··· DATASET EXTRACT ···
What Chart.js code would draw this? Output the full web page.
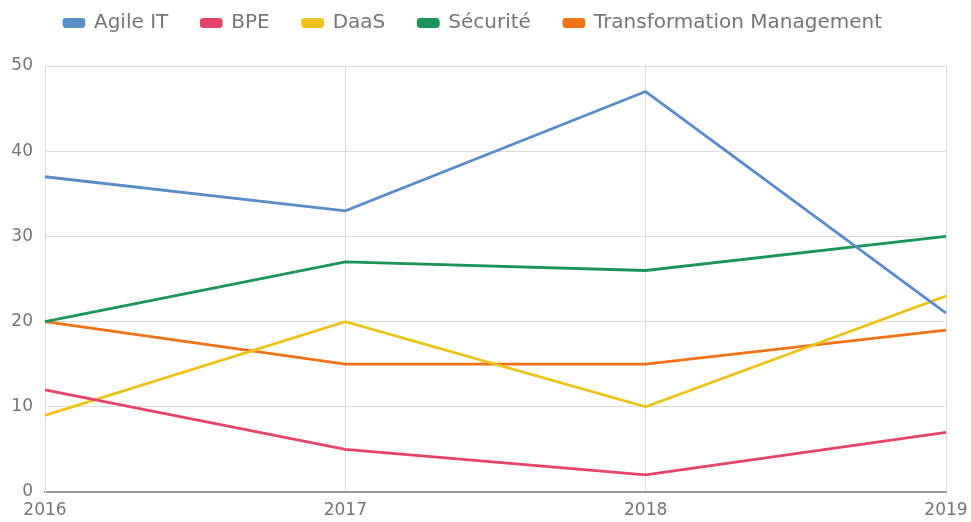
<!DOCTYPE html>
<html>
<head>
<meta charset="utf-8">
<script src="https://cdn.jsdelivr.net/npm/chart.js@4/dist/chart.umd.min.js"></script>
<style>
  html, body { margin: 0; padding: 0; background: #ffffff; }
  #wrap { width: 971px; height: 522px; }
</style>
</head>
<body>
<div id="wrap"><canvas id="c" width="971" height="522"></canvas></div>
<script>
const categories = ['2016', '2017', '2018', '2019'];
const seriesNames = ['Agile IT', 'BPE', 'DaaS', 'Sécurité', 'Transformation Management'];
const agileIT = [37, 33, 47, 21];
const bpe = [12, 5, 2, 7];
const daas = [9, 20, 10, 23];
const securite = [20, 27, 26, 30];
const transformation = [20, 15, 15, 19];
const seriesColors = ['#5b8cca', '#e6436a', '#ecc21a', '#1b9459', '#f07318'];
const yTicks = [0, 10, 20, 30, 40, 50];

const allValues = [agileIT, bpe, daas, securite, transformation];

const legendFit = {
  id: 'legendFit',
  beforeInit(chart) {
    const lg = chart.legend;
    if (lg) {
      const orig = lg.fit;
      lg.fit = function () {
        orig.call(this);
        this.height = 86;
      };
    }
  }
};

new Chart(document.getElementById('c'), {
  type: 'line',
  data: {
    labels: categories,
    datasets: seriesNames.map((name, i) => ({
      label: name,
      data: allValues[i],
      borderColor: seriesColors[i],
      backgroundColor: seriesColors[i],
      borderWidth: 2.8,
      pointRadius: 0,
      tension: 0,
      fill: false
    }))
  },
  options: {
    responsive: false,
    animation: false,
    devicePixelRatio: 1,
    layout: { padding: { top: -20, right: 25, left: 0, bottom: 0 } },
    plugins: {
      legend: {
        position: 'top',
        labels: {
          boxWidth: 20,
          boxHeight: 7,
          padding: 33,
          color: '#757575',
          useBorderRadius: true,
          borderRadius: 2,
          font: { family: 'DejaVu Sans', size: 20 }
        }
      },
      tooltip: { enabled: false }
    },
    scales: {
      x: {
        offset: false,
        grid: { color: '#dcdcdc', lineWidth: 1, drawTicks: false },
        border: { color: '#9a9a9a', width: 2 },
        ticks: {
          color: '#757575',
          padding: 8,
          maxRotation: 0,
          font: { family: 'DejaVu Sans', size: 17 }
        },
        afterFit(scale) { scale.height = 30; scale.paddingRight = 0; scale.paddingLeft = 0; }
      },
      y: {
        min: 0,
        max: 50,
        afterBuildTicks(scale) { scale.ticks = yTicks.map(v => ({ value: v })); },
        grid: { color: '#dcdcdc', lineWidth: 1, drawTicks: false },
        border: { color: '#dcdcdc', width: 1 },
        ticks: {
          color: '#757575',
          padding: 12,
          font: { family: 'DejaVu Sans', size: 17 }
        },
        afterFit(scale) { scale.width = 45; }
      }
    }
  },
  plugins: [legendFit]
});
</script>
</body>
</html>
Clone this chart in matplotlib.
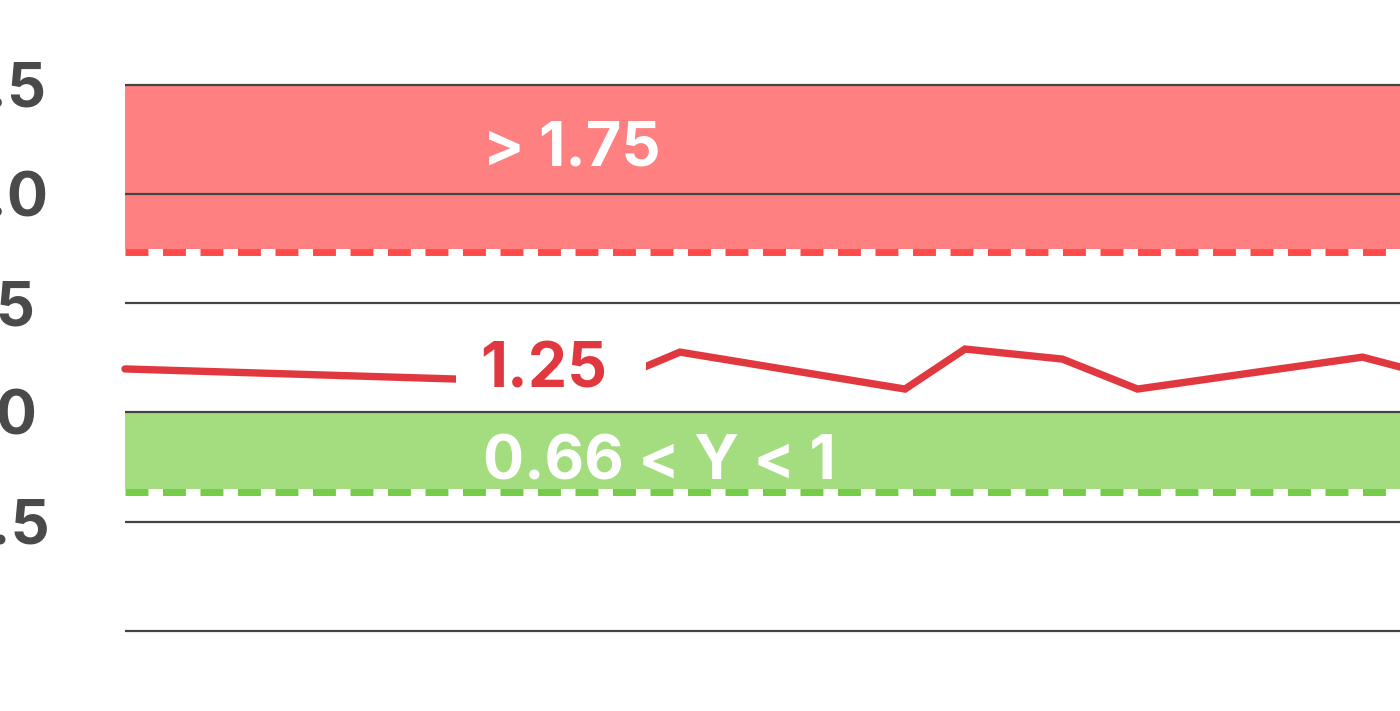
···
**SHORT TASK:**
Write out the records above once more, word for word, with no pictures.

**WORKED ANSWER:**
What Chart.js code would draw this? Output the full web page.
<!DOCTYPE html>
<html>
<head>
<meta charset="utf-8">
<script src="https://cdn.jsdelivr.net/npm/chart.js@4/dist/chart.umd.min.js"></script>
<style>
  html, body { margin: 0; padding: 0; background: #ffffff; }
  #wrap { width: 971px; height: 522px; }
</style>
</head>
<body>
<div id="wrap"><canvas id="c" width="971" height="522"></canvas></div>
<script>
const categories = ['2016', '2017', '2018', '2019'];
const seriesNames = ['Agile IT', 'BPE', 'DaaS', 'Sécurité', 'Transformation Management'];
const agileIT = [37, 33, 47, 21];
const bpe = [12, 5, 2, 7];
const daas = [9, 20, 10, 23];
const securite = [20, 27, 26, 30];
const transformation = [20, 15, 15, 19];
const seriesColors = ['#5b8cca', '#e6436a', '#ecc21a', '#1b9459', '#f07318'];
const yTicks = [0, 10, 20, 30, 40, 50];

const allValues = [agileIT, bpe, daas, securite, transformation];

const legendFit = {
  id: 'legendFit',
  beforeInit(chart) {
    const lg = chart.legend;
    if (lg) {
      const orig = lg.fit;
      lg.fit = function () {
        orig.call(this);
        this.height = 86;
      };
    }
  }
};

new Chart(document.getElementById('c'), {
  type: 'line',
  data: {
    labels: categories,
    datasets: seriesNames.map((name, i) => ({
      label: name,
      data: allValues[i],
      borderColor: seriesColors[i],
      backgroundColor: seriesColors[i],
      borderWidth: 2.8,
      pointRadius: 0,
      tension: 0,
      fill: false
    }))
  },
  options: {
    responsive: false,
    animation: false,
    devicePixelRatio: 1,
    layout: { padding: { top: -20, right: 25, left: 0, bottom: 0 } },
    plugins: {
      legend: {
        position: 'top',
        labels: {
          boxWidth: 20,
          boxHeight: 7,
          padding: 33,
          color: '#757575',
          useBorderRadius: true,
          borderRadius: 2,
          font: { family: 'DejaVu Sans', size: 20 }
        }
      },
      tooltip: { enabled: false }
    },
    scales: {
      x: {
        offset: false,
        grid: { color: '#dcdcdc', lineWidth: 1, drawTicks: false },
        border: { color: '#9a9a9a', width: 2 },
        ticks: {
          color: '#757575',
          padding: 8,
          maxRotation: 0,
          font: { family: 'DejaVu Sans', size: 17 }
        },
        afterFit(scale) { scale.height = 30; scale.paddingRight = 0; scale.paddingLeft = 0; }
      },
      y: {
        min: 0,
        max: 50,
        afterBuildTicks(scale) { scale.ticks = yTicks.map(v => ({ value: v })); },
        grid: { color: '#dcdcdc', lineWidth: 1, drawTicks: false },
        border: { color: '#dcdcdc', width: 1 },
        ticks: {
          color: '#757575',
          padding: 12,
          font: { family: 'DejaVu Sans', size: 17 }
        },
        afterFit(scale) { scale.width = 45; }
      }
    }
  },
  plugins: [legendFit]
});
</script>
</body>
</html>
Clone this chart in matplotlib.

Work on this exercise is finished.